Non stupisce, anzi sembra logico e plausibile, che questo momento così importante per Pergamo venisse solennizzato anche da una moneta rappresentativa di questa area geografica; il cistoforo, dunque, come moneta simbolo dell’unità geografica e culturale per creare un monopolio monetario e rinforzare il potere politico di Eumene.
È interessante notare che il peso del cistoforo, che di fatto è un tetradramma (g 12,60 circa), è calibrato sulla dracma di Rodi (g 3,5 circa), la moneta attorno alla quale gravitava Pergamo in quegli anni, più leggera rispetto alla dracma attica (g 4,2 circa). Risulta comunque evidente che è modulare al tetradramma attico, col quale i cambi potevano quindi avvenire con estrema facilità, e non è certo casuale anche che il cistoforo sia il triplo del denario romano, la moneta dei dominatori di quegli anni.
Altrettanto degna di attenzione risulta la sigla che compare solo sulle prime emissioni: si tratta delle lettere del magistrato che controllava e certificava il passaggio tra il peso attico e il peso del cistoforo, più leggero.
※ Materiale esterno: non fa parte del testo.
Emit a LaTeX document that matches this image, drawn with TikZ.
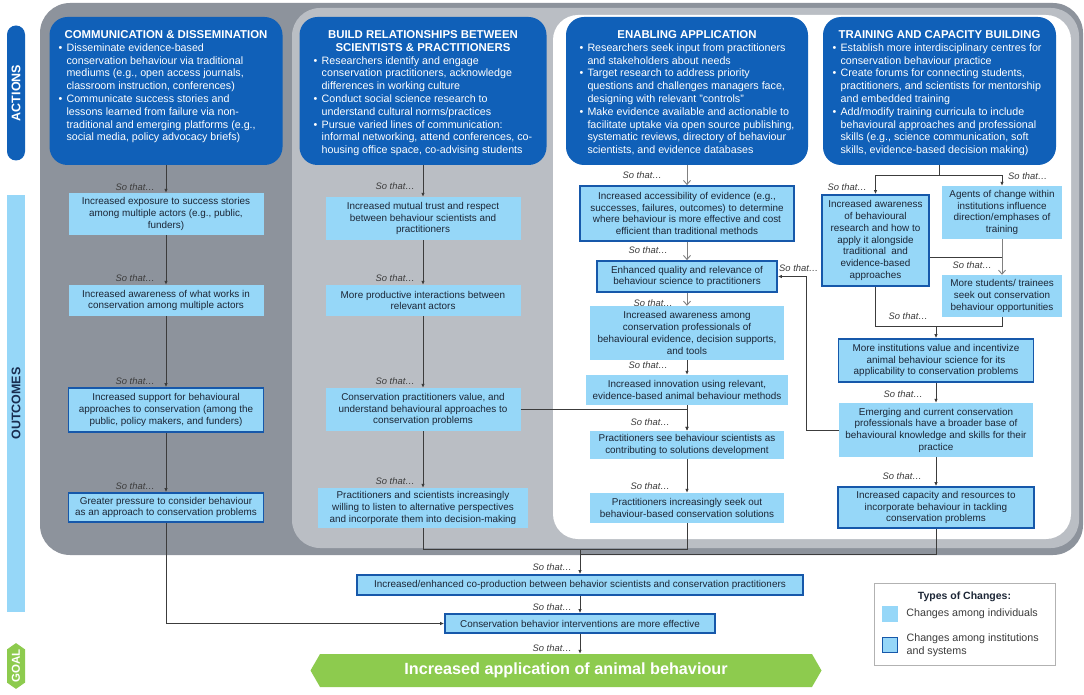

Il fatto che questa sigla non ricorra su altre monete starebbe a testimoniare che a queste date si possono far ragionevolmente risalire i primi cistofori.
Quando i Romani occuparono questa regione mantennero la coniazione del cistoforo, segno evidente che la valuta circolava in tutta l’area con buon gradimento, particolare che i nostri scaltri antenati non fecero sfuggire.